The discovery of Indian villages in Brazil that have never come in contact with the outside world reminds us that even in the modern era, life still can surprise.
Lost tribes, for now
In the early 1960s, two American mercenaries steal an old German Messerschmitt in Peru and fly over the Andes into the Amazon Basin. On the side of the plane they have painted: "Wolfie and Moon. Small Wars and Demolition". Moon is a Sioux Indian who has been robbed of his language and religion by American missionaries and, when he sees a man in a village below defiantly fire an arrow, he decides to abandon the modern world and join the tribe. He is soon disabused of his romantic notions.

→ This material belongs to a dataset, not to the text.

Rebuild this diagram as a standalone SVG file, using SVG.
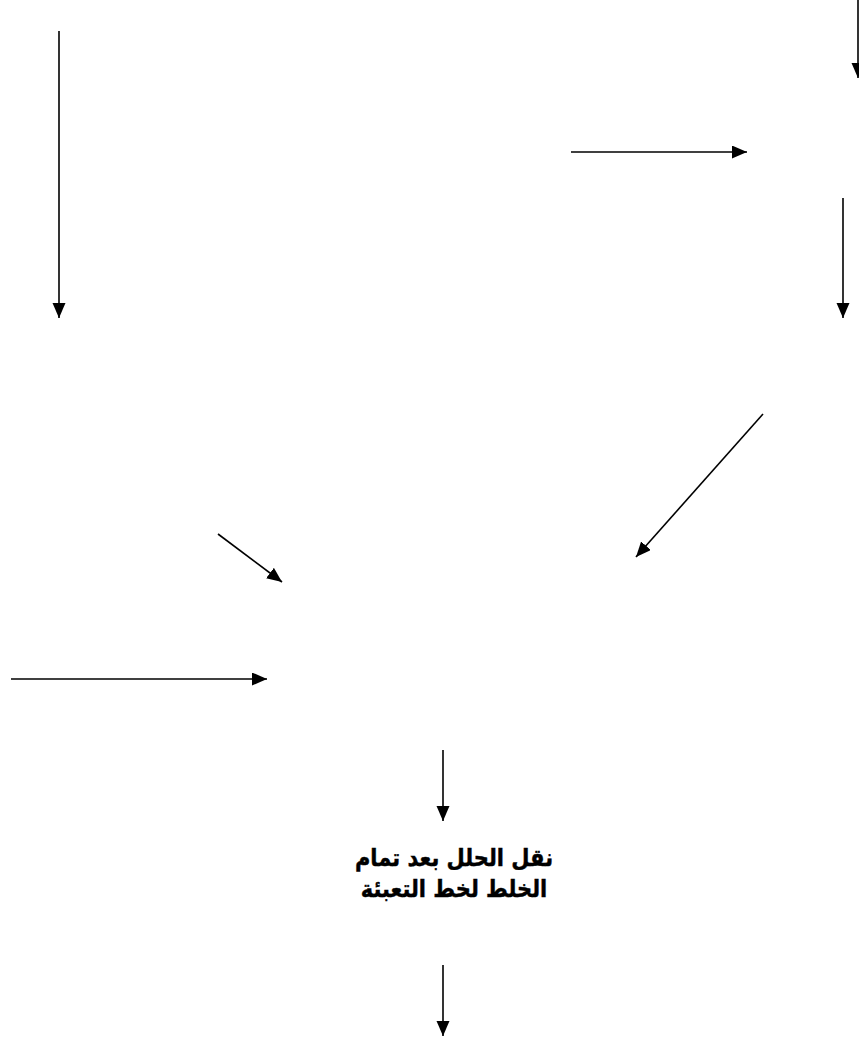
<svg xmlns="http://www.w3.org/2000/svg" width="859" height="1037" viewBox="0 0 859 1037">
<style>
.c{stroke:#000;stroke-width:1.6;fill:none;marker-end:url(#ah)}
.t{font-family:"DejaVu Sans","Noto Sans",sans-serif;font-weight:bold;font-size:21px;fill:#000;text-anchor:middle;stroke:#000;stroke-width:0.4}
</style>
<defs>
<marker id="ah" markerUnits="userSpaceOnUse" markerWidth="16" markerHeight="14" refX="15" refY="6.5" orient="auto">
<path d="M0,0 L15,6.5 L0,13 Z" fill="#000"/>
</marker>
</defs>
<rect width="859" height="1037" fill="#fff"/>
<g id="connectors">
<path class="c" d="M858,0 L858,78"/>
<path class="c" d="M571,152 L747,152"/>
<path class="c" d="M843,198 L843,318"/>
<path class="c" d="M59,31 L59,318"/>
<path class="c" d="M763,414 L636,557"/>
<path class="c" d="M218,534 L282,582"/>
<path class="c" d="M11,679 L267,679"/>
<path class="c" d="M443,750 L443,821"/>
<path class="c" d="M443,965 L443,1036"/>
</g>
<g id="node-transfer">
<text class="t" transform="translate(454,866) scale(1,1.15)" direction="rtl">نقل الحلل بعد تمام</text>
<text class="t" transform="translate(454,897) scale(1,1.15)" direction="rtl">الخلط لخط التعبئة</text>
</g>
</svg>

This is the plot of a novel, At Play in the Fields of the Lord, but the temptation to idealise primitive societies is part of real life. Two years ago, footage of real-life tribe members firing arrows up at a Brazilian government plane was broadcast around the world. Yesterday, more footage was shown of four large huts inhabited by Indians who have never been contacted by the outside world.
So far, 20 Indian villages have been sighted in the Javari Valley, an area the size of Austria on the Brazil-Peru border. The 14 tribes belong to the Pano language group and may number as many as 2,000.
Brazilian policy is to have no contact with the Indians, to spare them the threat of deadly diseases. In Peru, however, loggers move ever closer to the Indian sanctuary. In the novel, the Indians come to a bad end. Let us hope for a better future in real life.